* begin Collected material *

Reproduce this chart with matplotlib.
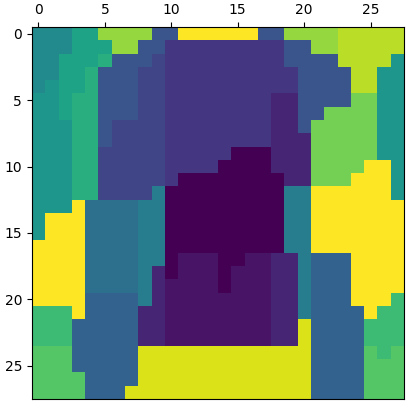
import numpy as np
import matplotlib
matplotlib.use("Agg")
import matplotlib.pyplot as plt

# segment label per pixel, 28 x 28
row_00 = [9,9,9,11,11,16,16,16,16,5,5,19,19,19,19,19,19,5,5,16,16,16,16,17,17,17,17,17]
row_01 = [9,9,9,11,11,11,16,16,5,5,3,3,3,3,3,3,3,3,3,5,5,16,16,17,17,17,17,17]
row_02 = [9,9,11,11,11,12,5,5,5,4,3,3,3,3,3,3,3,3,3,5,5,5,5,17,17,17,17,10]
row_03 = [9,9,11,11,12,5,5,5,4,4,3,3,3,3,3,3,3,3,3,3,5,5,5,5,17,17,10,10]
row_04 = [9,10,11,11,12,5,5,5,4,4,3,3,3,3,3,3,3,3,3,3,5,5,5,5,17,17,10,10]
row_05 = [10,10,11,12,12,5,5,5,4,4,3,3,3,3,3,3,3,3,2,2,5,5,5,5,15,15,10,10]
row_06 = [10,10,11,12,12,5,5,5,4,4,3,3,3,3,3,3,3,3,2,2,5,5,15,15,15,15,10,10]
row_07 = [10,10,10,12,12,5,4,4,4,4,3,3,3,3,3,3,3,3,2,2,5,15,15,15,15,15,10,10]
row_08 = [10,10,10,12,12,5,4,4,4,4,3,3,3,3,3,3,3,3,2,2,2,15,15,15,15,15,10,10]
row_09 = [10,10,10,12,12,4,4,4,4,4,3,3,3,3,3,0,0,0,2,2,2,15,15,15,15,15,10,10]
row_10 = [10,10,10,12,12,4,4,4,4,4,3,3,3,3,0,0,0,0,2,2,2,15,15,15,15,19,19,10]
row_11 = [10,10,10,12,12,4,4,4,4,4,3,0,0,0,0,0,0,0,0,2,2,15,15,15,19,19,19,10]
row_12 = [10,10,10,12,12,4,4,4,4,8,0,0,0,0,0,0,0,0,0,8,8,19,19,19,19,19,19,10]
row_13 = [10,10,10,19,7,7,7,7,8,8,0,0,0,0,0,0,0,0,0,8,8,19,19,19,19,19,19,19]
row_14 = [10,19,19,19,7,7,7,7,8,8,0,0,0,0,0,0,0,0,0,8,8,19,19,19,19,19,19,19]
row_15 = [10,19,19,19,7,7,7,7,8,8,0,0,0,0,0,0,0,0,0,8,8,19,19,19,19,19,19,19]
row_16 = [19,19,19,19,7,7,7,7,8,8,0,0,0,0,0,0,0,0,0,8,8,19,19,19,19,19,19,19]
row_17 = [19,19,19,19,7,7,7,7,8,8,0,1,1,1,0,0,1,1,2,2,8,6,6,6,19,19,19,19]
row_18 = [19,19,19,19,7,7,7,7,8,2,0,1,1,1,0,1,1,1,2,2,8,6,6,6,19,19,19,19]
row_19 = [19,19,19,19,7,7,7,7,8,2,1,1,1,1,0,1,1,1,2,2,8,6,6,6,19,19,19,19]
row_20 = [19,19,19,19,6,6,6,6,8,2,1,1,1,1,1,1,1,1,2,2,8,6,6,6,19,19,19,13]
row_21 = [13,13,13,19,6,6,6,6,2,2,1,1,1,1,1,1,1,1,2,2,8,6,6,6,6,19,13,13]
row_22 = [13,13,13,6,6,6,6,6,2,2,1,1,1,1,1,1,1,1,2,2,18,6,6,6,6,13,13,13]
row_23 = [13,13,13,6,6,6,6,6,2,2,1,1,1,1,1,1,1,1,2,2,18,6,6,6,6,13,13,13]
row_24 = [14,14,14,6,6,6,6,6,18,18,18,18,18,18,18,18,18,18,18,18,18,6,6,6,6,14,13,14]
row_25 = [14,14,14,6,6,6,6,6,18,18,18,18,18,18,18,18,18,18,18,18,18,6,6,6,6,14,14,14]
row_26 = [14,14,14,14,6,6,6,6,18,18,18,18,18,18,18,18,18,18,18,18,18,6,6,6,6,14,14,14]
row_27 = [14,14,14,14,6,6,6,18,18,18,18,18,18,18,18,18,18,18,18,18,18,6,6,6,6,14,14,14]

rows = [row_00, row_01, row_02, row_03, row_04, row_05, row_06,
        row_07, row_08, row_09, row_10, row_11, row_12, row_13,
        row_14, row_15, row_16, row_17, row_18, row_19, row_20,
        row_21, row_22, row_23, row_24, row_25, row_26, row_27]
ticks = [0, 5, 10, 15, 20, 25]

labels = np.array(rows)

fig = plt.figure(figsize=(4.12, 4.09), dpi=100)
ax = fig.add_axes([31.8 / 412, 1 - 399.0 / 409, 372 / 412, 372 / 409])
ax.imshow(labels, cmap="viridis", vmin=0, vmax=19, interpolation="nearest")
ax.xaxis.tick_top()
ax.set_xticks(ticks)
ax.set_yticks(ticks)

fig.savefig("out.png", dpi=100)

* end Collected material *

**Given exercise:** Copy each line exactly, and leave the pictures out of your copy.

**Answer to this task:**
Reproduce this chart with matplotlib.
import numpy as np
import matplotlib
matplotlib.use("Agg")
import matplotlib.pyplot as plt

# segment label per pixel, 28 x 28
row_00 = [9,9,9,11,11,16,16,16,16,5,5,19,19,19,19,19,19,5,5,16,16,16,16,17,17,17,17,17]
row_01 = [9,9,9,11,11,11,16,16,5,5,3,3,3,3,3,3,3,3,3,5,5,16,16,17,17,17,17,17]
row_02 = [9,9,11,11,11,12,5,5,5,4,3,3,3,3,3,3,3,3,3,5,5,5,5,17,17,17,17,10]
row_03 = [9,9,11,11,12,5,5,5,4,4,3,3,3,3,3,3,3,3,3,3,5,5,5,5,17,17,10,10]
row_04 = [9,10,11,11,12,5,5,5,4,4,3,3,3,3,3,3,3,3,3,3,5,5,5,5,17,17,10,10]
row_05 = [10,10,11,12,12,5,5,5,4,4,3,3,3,3,3,3,3,3,2,2,5,5,5,5,15,15,10,10]
row_06 = [10,10,11,12,12,5,5,5,4,4,3,3,3,3,3,3,3,3,2,2,5,5,15,15,15,15,10,10]
row_07 = [10,10,10,12,12,5,4,4,4,4,3,3,3,3,3,3,3,3,2,2,5,15,15,15,15,15,10,10]
row_08 = [10,10,10,12,12,5,4,4,4,4,3,3,3,3,3,3,3,3,2,2,2,15,15,15,15,15,10,10]
row_09 = [10,10,10,12,12,4,4,4,4,4,3,3,3,3,3,0,0,0,2,2,2,15,15,15,15,15,10,10]
row_10 = [10,10,10,12,12,4,4,4,4,4,3,3,3,3,0,0,0,0,2,2,2,15,15,15,15,19,19,10]
row_11 = [10,10,10,12,12,4,4,4,4,4,3,0,0,0,0,0,0,0,0,2,2,15,15,15,19,19,19,10]
row_12 = [10,10,10,12,12,4,4,4,4,8,0,0,0,0,0,0,0,0,0,8,8,19,19,19,19,19,19,10]
row_13 = [10,10,10,19,7,7,7,7,8,8,0,0,0,0,0,0,0,0,0,8,8,19,19,19,19,19,19,19]
row_14 = [10,19,19,19,7,7,7,7,8,8,0,0,0,0,0,0,0,0,0,8,8,19,19,19,19,19,19,19]
row_15 = [10,19,19,19,7,7,7,7,8,8,0,0,0,0,0,0,0,0,0,8,8,19,19,19,19,19,19,19]
row_16 = [19,19,19,19,7,7,7,7,8,8,0,0,0,0,0,0,0,0,0,8,8,19,19,19,19,19,19,19]
row_17 = [19,19,19,19,7,7,7,7,8,8,0,1,1,1,0,0,1,1,2,2,8,6,6,6,19,19,19,19]
row_18 = [19,19,19,19,7,7,7,7,8,2,0,1,1,1,0,1,1,1,2,2,8,6,6,6,19,19,19,19]
row_19 = [19,19,19,19,7,7,7,7,8,2,1,1,1,1,0,1,1,1,2,2,8,6,6,6,19,19,19,19]
row_20 = [19,19,19,19,6,6,6,6,8,2,1,1,1,1,1,1,1,1,2,2,8,6,6,6,19,19,19,13]
row_21 = [13,13,13,19,6,6,6,6,2,2,1,1,1,1,1,1,1,1,2,2,8,6,6,6,6,19,13,13]
row_22 = [13,13,13,6,6,6,6,6,2,2,1,1,1,1,1,1,1,1,2,2,18,6,6,6,6,13,13,13]
row_23 = [13,13,13,6,6,6,6,6,2,2,1,1,1,1,1,1,1,1,2,2,18,6,6,6,6,13,13,13]
row_24 = [14,14,14,6,6,6,6,6,18,18,18,18,18,18,18,18,18,18,18,18,18,6,6,6,6,14,13,14]
row_25 = [14,14,14,6,6,6,6,6,18,18,18,18,18,18,18,18,18,18,18,18,18,6,6,6,6,14,14,14]
row_26 = [14,14,14,14,6,6,6,6,18,18,18,18,18,18,18,18,18,18,18,18,18,6,6,6,6,14,14,14]
row_27 = [14,14,14,14,6,6,6,18,18,18,18,18,18,18,18,18,18,18,18,18,18,6,6,6,6,14,14,14]

rows = [row_00, row_01, row_02, row_03, row_04, row_05, row_06,
        row_07, row_08, row_09, row_10, row_11, row_12, row_13,
        row_14, row_15, row_16, row_17, row_18, row_19, row_20,
        row_21, row_22, row_23, row_24, row_25, row_26, row_27]
ticks = [0, 5, 10, 15, 20, 25]

labels = np.array(rows)

fig = plt.figure(figsize=(4.12, 4.09), dpi=100)
ax = fig.add_axes([31.8 / 412, 1 - 399.0 / 409, 372 / 412, 372 / 409])
ax.imshow(labels, cmap="viridis", vmin=0, vmax=19, interpolation="nearest")
ax.xaxis.tick_top()
ax.set_xticks(ticks)
ax.set_yticks(ticks)

fig.savefig("out.png", dpi=100)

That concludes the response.